Simple menus with ample, savory, foods and a modest treat, provide the best nourishment and generate the most memorable post-dinner conversations! Flasks appear, memories shine, laughter and joy are cemented forever.
Sadly, this may not be the case for many hikers. Special, individual dietary conditions are more the norm today than ever before. People have become acutely aware of their intake, the desired results, and the impacts of foods outside their tolerance levels.
During your initial contact with companies providing guided hiking experiences, write them detailed questions of how they can or will accommodate your special needs.
A rock-solid organization will be proud and happy to deliver exactly what you want, need, and expect for satisfying your fuel needs for the duration of your time in the mountains.
Location is also of critical importance when you are considering a remote wilderness hiking adventure in Alaska.
Some areas have groomed trails, but far more do not. In the wilderness, you walk the line of least resistance and, in Alaska, there are areas where the resistance is enormous.
The very best hiking is above the tree-line in alpine areas where vegetation is minimal and clustered along creeks, rills, and waterways.
We don’t hang our backpacks in trees, for the simple reason there are no trees where we go hiking. We use alternative methods of protecting our food and gear from bears and other curious creatures.
Ask for details about trip location and terrain to be encountered.
Cost is certainly a factor in making your decision to hire a company and guide for your Alaskan wilderness adventure.
The two main hubs are Anchorage and Fairbanks, but, in-state, round-trip flights from these two locations can add thousands of dollars to the cost of your adventure. You need to know all the costs of the trip you are undertaking, especially transportation costs.
Alaska covers an area of enormous size and holds the distinct honor of having the fewest miles of road per capita than anywhere in America. It is highly likely that you will fly in an airplane in order to access remote hiking areas.
Specialized “Bush” plane costs can be astronomical, often twice as much as the cost of getting to Alaska in the first place.
Make sure you know if the flights into and out of the mountains are included in the price of the trip. It is a big factor when you are comparing costs from one business to another. Hidden costs can be shocking and most distasteful.
The takeaways from your experience are also of great importance. Will you learn anything on the trip? Will you discover something new, unique, special, or touching?
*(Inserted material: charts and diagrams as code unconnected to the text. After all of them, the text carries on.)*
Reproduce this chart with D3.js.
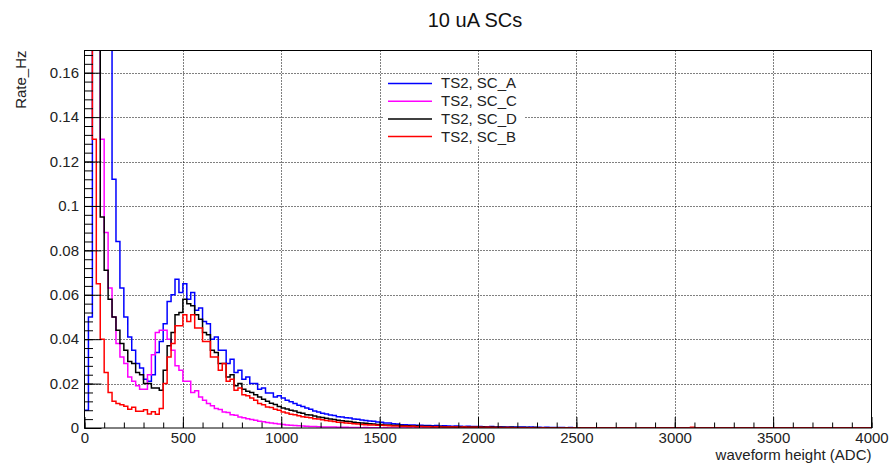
<!DOCTYPE html>
<html>
<head>
<meta charset="utf-8">
<script src="https://cdn.jsdelivr.net/npm/d3@7"></script>
<style>
  body { margin: 0; background: #fff; }
  svg { display: block; font-family: "Liberation Sans", Arial, sans-serif; }
</style>
</head>
<body>
<div id="chart"></div>
<script>
// histogram binning: 200 bins of 20 ADC over 0..4000
const binWidth = 20;

const title = "10 uA SCs";
const xTitle = "waveform height (ADC)";
const yTitle = "Rate_Hz";

const xTicks = [0, 500, 1000, 1500, 2000, 2500, 3000, 3500, 4000];
const xTickLabels = ["0", "500", "1000", "1500", "2000", "2500", "3000", "3500", "4000"];
const yTicks = [0, 0.02, 0.04, 0.06, 0.08, 0.1, 0.12, 0.14, 0.16];
const yTickLabels = ["0", "0.02", "0.04", "0.06", "0.08", "0.1", "0.12", "0.14", "0.16"];

const seriesNames = ["TS2, SC_A", "TS2, SC_C", "TS2, SC_D", "TS2, SC_B"];

// rate per bin (Hz), one row = 10 bins = 200 ADC
const rateA = [
  0.008, 0.05, 0.19, 0.30, 0.33, 0.26, 0.175, 0.112, 0.084, 0.063,
  0.050, 0.041, 0.035, 0.029, 0.027, 0.022, 0.021, 0.024, 0.034, 0.039,
  0.047, 0.057, 0.060, 0.067, 0.061, 0.065, 0.058, 0.061, 0.053, 0.054,
  0.048, 0.047, 0.040, 0.041, 0.035, 0.035, 0.029, 0.031, 0.025, 0.026,
  0.022, 0.023, 0.020, 0.020, 0.0175, 0.018, 0.0158, 0.0158, 0.014, 0.0145,
  0.0135, 0.0125, 0.0118, 0.011, 0.0102, 0.0097, 0.009, 0.0084, 0.0077, 0.0072,
  0.0066, 0.0063, 0.0058, 0.0056, 0.0051, 0.005, 0.0046, 0.0045, 0.0041, 0.0039,
  0.0036, 0.0034, 0.0031, 0.003, 0.0027, 0.0026, 0.0023, 0.0022, 0.0019, 0.0018,
  0.0015, 0.0015, 0.0013, 0.0014, 0.0012, 0.0012, 0.0011, 0.0011, 0.001, 0.0011,
  0.0009, 0.001, 0.0009, 0.0008, 0.0009, 0.0008, 0.0007, 0.0008, 0.0007, 0.0007,
  0.0007, 0.0006, 0.0006, 0.0007, 0.0005, 0.0006, 0.0005, 0.0005, 0.0004, 0.0005,
  0.0004, 0.0004, 0.0003, 0.0004, 0.0003, 0.0003, 0.0002, 0.0003, 0.0002, 0.0002,
  0.0002, 0.0002, 0.0001, 0.0002, 0.0001, 0.0001, 0.0001, 0, 0.0001, 0,
  0, 0, 0, 0, 0, 0, 0, 0, 0, 0,
  0, 0, 0, 0, 0, 0, 0, 0, 0, 0,
  0, 0, 0, 0, 0, 0, 0, 0, 0, 0,
  0, 0, 0, 0, 0, 0, 0, 0, 0, 0,
  0, 0, 0, 0, 0, 0, 0, 0, 0, 0,
  0, 0, 0, 0, 0, 0, 0, 0, 0, 0,
  0, 0, 0, 0, 0, 0, 0, 0, 0, 0
];

const rateC = [
  0.35, 0.46, 0.40, 0.22, 0.13, 0.088, 0.063, 0.050, 0.038, 0.032,
  0.029, 0.023, 0.021, 0.019, 0.0175, 0.0175, 0.024, 0.033, 0.043, 0.044,
  0.044, 0.040, 0.035, 0.028, 0.026, 0.021, 0.021, 0.016, 0.0168, 0.014,
  0.0125, 0.011, 0.010, 0.0088, 0.0083, 0.0072, 0.007, 0.006, 0.0057, 0.005,
  0.0046, 0.0042, 0.0038, 0.0035, 0.003, 0.0028, 0.0025, 0.0023, 0.002, 0.0018,
  0.0016, 0.0014, 0.0012, 0.0011, 0.001, 0.0009, 0.0008, 0.0007, 0.0007, 0.0006,
  0.0005, 0.0005, 0.0004, 0.0004, 0.0003, 0.0003, 0.0003, 0.0002, 0.0002, 0.0002,
  0.0001, 0.0002, 0.0001, 0.0001, 0.0001, 0, 0.0001, 0, 0, 0,
  0, 0, 0, 0, 0, 0, 0, 0, 0, 0,
  0, 0, 0, 0, 0, 0, 0, 0, 0, 0,
  0, 0, 0, 0, 0, 0, 0, 0, 0, 0,
  0, 0, 0, 0, 0, 0, 0, 0, 0, 0,
  0, 0, 0, 0, 0, 0, 0, 0, 0, 0,
  0, 0, 0, 0, 0, 0, 0, 0, 0, 0,
  0, 0, 0, 0, 0, 0, 0, 0, 0, 0,
  0, 0, 0, 0, 0, 0, 0, 0, 0, 0,
  0, 0, 0, 0, 0, 0, 0, 0, 0, 0,
  0, 0, 0, 0, 0, 0, 0, 0, 0, 0,
  0, 0, 0, 0, 0, 0, 0, 0, 0, 0,
  0, 0, 0, 0, 0, 0, 0, 0, 0, 0
];

const rateD = [
  0.30, 0.42, 0.34, 0.18, 0.095, 0.071, 0.058, 0.050, 0.044, 0.038,
  0.035, 0.030, 0.029, 0.025, 0.024, 0.020, 0.020, 0.018, 0.018, 0.017,
  0.026, 0.037, 0.043, 0.051, 0.052, 0.058, 0.056, 0.055, 0.051, 0.049,
  0.043, 0.042, 0.035, 0.034, 0.029, 0.029, 0.023, 0.024, 0.019, 0.020,
  0.0175, 0.0165, 0.016, 0.015, 0.014, 0.013, 0.012, 0.0112, 0.0106, 0.0097,
  0.009, 0.0086, 0.008, 0.0076, 0.007, 0.0066, 0.006, 0.0058, 0.0054, 0.005,
  0.0047, 0.0044, 0.004, 0.0038, 0.0035, 0.0033, 0.003, 0.0029, 0.0026, 0.0024,
  0.0022, 0.0021, 0.0019, 0.0018, 0.0016, 0.0016, 0.0014, 0.0014, 0.0012, 0.0012,
  0.0011, 0.001, 0.001, 0.0009, 0.0009, 0.0008, 0.0008, 0.0008, 0.0007, 0.0007,
  0.0007, 0.0006, 0.0006, 0.0006, 0.0005, 0.0005, 0.0005, 0.0004, 0.0005, 0.0004,
  0.0004, 0.0004, 0.0003, 0.0004, 0.0003, 0.0003, 0.0003, 0.0002, 0.0003, 0.0002,
  0.0002, 0.0002, 0.0002, 0.0001, 0.0002, 0.0001, 0.0001, 0.0001, 0.0001, 0.0001,
  0.0001, 0, 0.0001, 0, 0, 0.0001, 0, 0, 0, 0,
  0, 0, 0, 0, 0, 0, 0, 0, 0, 0,
  0, 0, 0, 0, 0, 0, 0, 0, 0, 0,
  0, 0, 0, 0, 0, 0, 0, 0, 0, 0,
  0, 0, 0, 0, 0, 0, 0, 0, 0, 0,
  0, 0, 0, 0, 0, 0, 0, 0, 0, 0,
  0, 0, 0, 0, 0, 0, 0, 0, 0, 0,
  0, 0, 0, 0, 0, 0, 0, 0, 0, 0
];

const rateB = [
  0.25, 0.40, 0.13, 0.065, 0.040, 0.025, 0.016, 0.012, 0.011, 0.0105,
  0.0098, 0.0085, 0.0093, 0.0075, 0.0075, 0.0082, 0.0063, 0.0073, 0.0062, 0.0088,
  0.020, 0.032, 0.038, 0.046, 0.046, 0.051, 0.048, 0.051, 0.045, 0.045,
  0.039, 0.039, 0.032, 0.032, 0.026, 0.029, 0.021, 0.022, 0.017, 0.018,
  0.015, 0.0145, 0.0135, 0.0125, 0.011, 0.0105, 0.0095, 0.0092, 0.0085, 0.008,
  0.0072, 0.0068, 0.0062, 0.006, 0.0055, 0.0051, 0.0048, 0.0046, 0.0042, 0.004,
  0.0037, 0.0034, 0.0031, 0.0029, 0.0026, 0.0025, 0.0022, 0.0021, 0.0019, 0.0018,
  0.0016, 0.0015, 0.0014, 0.0013, 0.0012, 0.0012, 0.0011, 0.001, 0.0009, 0.0009,
  0.0008, 0.0008, 0.0007, 0.0008, 0.0006, 0.0007, 0.0006, 0.0006, 0.0005, 0.0006,
  0.0005, 0.0004, 0.0005, 0.0004, 0.0004, 0.0003, 0.0004, 0.0003, 0.0003, 0.0003,
  0.0003, 0.0002, 0.0003, 0.0002, 0.0002, 0.0002, 0.0001, 0.0002, 0.0001, 0.0001,
  0.0001, 0.0001, 0, 0.0001, 0, 0, 0.0001, 0, 0, 0,
  0, 0, 0, 0, 0, 0, 0, 0, 0, 0,
  0, 0, 0, 0, 0, 0, 0, 0, 0, 0,
  0, 0, 0, 0, 0, 0, 0, 0, 0, 0,
  0, 0, 0, 0, 0.0003, 0, 0, 0, 0, 0,
  0, 0, 0, 0, 0, 0, 0, 0, 0, 0,
  0, 0, 0, 0, 0, 0, 0, 0, 0, 0,
  0, 0, 0, 0, 0, 0, 0, 0, 0, 0,
  0, 0, 0, 0, 0, 0, 0, 0, 0, 0
];

const seriesRates = [rateA, rateC, rateD, rateB];
const colors = ["#0000ff", "#ff00ff", "#000000", "#ff0000"];

const width = 890, height = 464;
const frame = {left: 84.5, right: 871.5, top: 50.5, bottom: 428};

const x = d3.scaleLinear().domain([0, 4000]).range([frame.left, frame.right]);
const y = d3.scaleLinear().domain([0, 0.17]).range([frame.bottom, frame.top]);

const svg = d3.select("#chart").append("svg")
    .attr("width", width)
    .attr("height", height)
    .attr("viewBox", [0, 0, width, height]);

svg.append("defs").append("clipPath")
    .attr("id", "frame-clip")
  .append("rect")
    .attr("x", frame.left)
    .attr("y", frame.top)
    .attr("width", frame.right - frame.left)
    .attr("height", frame.bottom - frame.top);

// dotted grid at the major ticks
const grid = svg.append("g")
    .attr("stroke", "#000")
    .attr("stroke-width", 1)
    .attr("stroke-dasharray", "1,2");

grid.selectAll(".gx")
  .data(xTicks.slice(1, -1))
  .join("line")
    .attr("x1", d => Math.round(x(d)) + 0.5)
    .attr("x2", d => Math.round(x(d)) + 0.5)
    .attr("y1", frame.top)
    .attr("y2", frame.bottom);

grid.selectAll(".gy")
  .data(yTicks.slice(1))
  .join("line")
    .attr("x1", frame.left)
    .attr("x2", frame.right)
    .attr("y1", d => Math.round(y(d)) + 0.5)
    .attr("y2", d => Math.round(y(d)) + 0.5);

// histograms drawn as steps along the bin edges
const line = d3.line()
    .x(d => x(d[0]))
    .y(d => y(d[1]));

const plot = svg.append("g").attr("clip-path", "url(#frame-clip)");

seriesRates.forEach((rates, i) => {
  const pts = rates.flatMap((v, b) => [[b * binWidth, v], [(b + 1) * binWidth, v]]);
  plot.append("path")
      .attr("d", line(pts))
      .attr("fill", "none")
      .attr("stroke", colors[i])
      .attr("stroke-width", 1.5)
      .attr("stroke-linejoin", "miter");
});

// axes
const yMinor = d3.range(0, 0.1701, 0.004);
const xMinor = d3.range(0, 4001, 100);

svg.append("g")
    .attr("transform", `translate(${frame.left},0)`)
    .call(d3.axisLeft(y).tickValues(yMinor).tickSize(-8.5).tickFormat(""))
    .call(g => g.select(".domain").remove());

svg.append("g")
    .attr("transform", `translate(${frame.left},0)`)
    .call(d3.axisLeft(y).tickValues(yTicks).tickSizeInner(-17).tickSizeOuter(0)
        .tickPadding(5.5).tickFormat((d, i) => yTickLabels[i]))
    .call(g => g.select(".domain").remove())
    .call(g => g.selectAll("text")
        .attr("font-size", 15)
        .attr("font-family", "Liberation Sans, Arial, sans-serif")
        .attr("fill", "#222"));

svg.append("g")
    .attr("transform", `translate(0,${frame.bottom})`)
    .call(d3.axisBottom(x).tickValues(xMinor).tickSize(-5.5).tickFormat(""))
    .call(g => g.select(".domain").remove());

svg.append("g")
    .attr("transform", `translate(0,${frame.bottom})`)
    .call(d3.axisBottom(x).tickValues(xTicks).tickSizeInner(-11).tickSizeOuter(0)
        .tickPadding(4.5).tickFormat((d, i) => xTickLabels[i]))
    .call(g => g.select(".domain").remove())
    .call(g => g.selectAll("text")
        .attr("font-size", 15)
        .attr("font-family", "Liberation Sans, Arial, sans-serif")
        .attr("fill", "#222"));

svg.selectAll(".tick line").attr("stroke", "#000");

// frame
svg.append("rect")
    .attr("x", frame.left)
    .attr("y", frame.top)
    .attr("width", frame.right - frame.left)
    .attr("height", frame.bottom - frame.top)
    .attr("fill", "none")
    .attr("stroke", "#000")
    .attr("stroke-width", 1);

// titles
svg.append("text")
    .attr("x", 475)
    .attr("y", 27)
    .attr("text-anchor", "middle")
    .attr("font-size", 20)
    .attr("fill", "#111")
    .text(title);

svg.append("text")
    .attr("x", frame.right)
    .attr("y", 460)
    .attr("text-anchor", "end")
    .attr("font-size", 15)
    .attr("fill", "#222")
    .text(xTitle);

svg.append("text")
    .attr("transform", `translate(26,${frame.top}) rotate(-90)`)
    .attr("text-anchor", "end")
    .attr("font-size", 15)
    .attr("fill", "#222")
    .text(yTitle);

// legend
const legend = svg.append("g")
    .attr("transform", "translate(388,83.5)");

const rows = legend.selectAll("g")
  .data(seriesNames)
  .join("g")
    .attr("transform", (d, i) => `translate(0,${i * 17.7})`);

rows.append("rect")
    .attr("x", -4)
    .attr("y", -8)
    .attr("width", 140)
    .attr("height", 17.7)
    .attr("fill", "#fff");

rows.append("line")
    .attr("x1", 0)
    .attr("x2", 44)
    .attr("stroke", (d, i) => colors[i])
    .attr("stroke-width", 1.5);

rows.append("text")
    .attr("x", 53)
    .attr("dy", "0.33em")
    .attr("font-size", 15)
    .attr("fill", "#222")
    .text(d => d);
</script>
</body>
</html>
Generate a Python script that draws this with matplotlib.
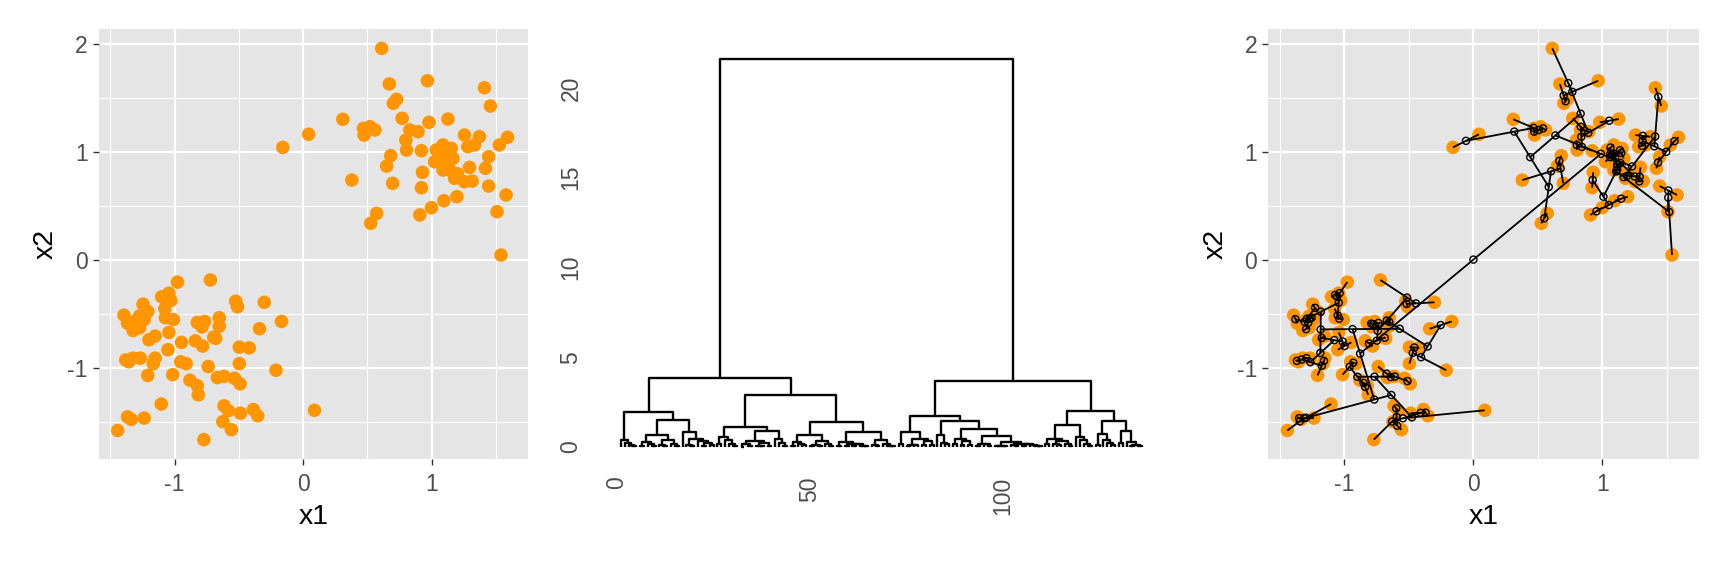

Ask about unusual geographic features that might be noteworthy. Are there archeologically significant sites where indigenous people gathered and traded?
What about the wildlife you will be seeing? What species? How many? Daily sightings? Are there migratory bird species that you may have never seen?
What about wildflowers? Some of the most beautiful photographs you can take are the precious, tiny, wildflowers that bloom in alpine meadows during the summer months.
Are you going to receive instructions on orienteering, using a map and compass, building a fire, making your water potable or using a JetBoil to make your meals? How about learning to select the perfect campsite?
Will there be skills taught to make you a better hiker or a better steward of the wilderness? No Trace Camping techniques employed?
Safety is essential for every single wilderness trip in Alaska. Risk is inherent; risk management is imperative and being prepared for adversity is fundamental.
Every team in the mountains should have multiple devices for communication. Satellite phones are compulsory as are the extra all-charged-up batteries.
Cell phones are useful even without signal and so light and compact the burden of bringing them is insignificant.
Ground-to-air radios are also excellent devices for communication in times of emergency.
No group in the mountains should be without these three items.
A First-aid kit specifically designed and assembled for the trip should be the first thing placed in the lead guide’s backpack. He/she should know exactly what is in there, how to use everything that is in there, and know when to use them!
All Alaskan guides should have a current Wilderness First Responder Course certification. This class teaches techniques used to treat injuries that are most likely to happen during a remote outing. They use real-life scenarios to train students and the training is extraordinary.
10. What Separates This Guided Hiking Service From The Rest?
The last thing you will want to know when selecting your company or guide service for a wilderness hike in Alaska is what is it that separates them from the rest of the companies out there.
Do they have something, anything, that might be “special”?
Somewhere on their website, I want to read: “No other company in the world offers this…..”
Remember, you are embarking on an Alaskan wilderness adventure. You need to feel confident that you are prepared for the trek ahead long before you board the airplane for the ascent into the mountains.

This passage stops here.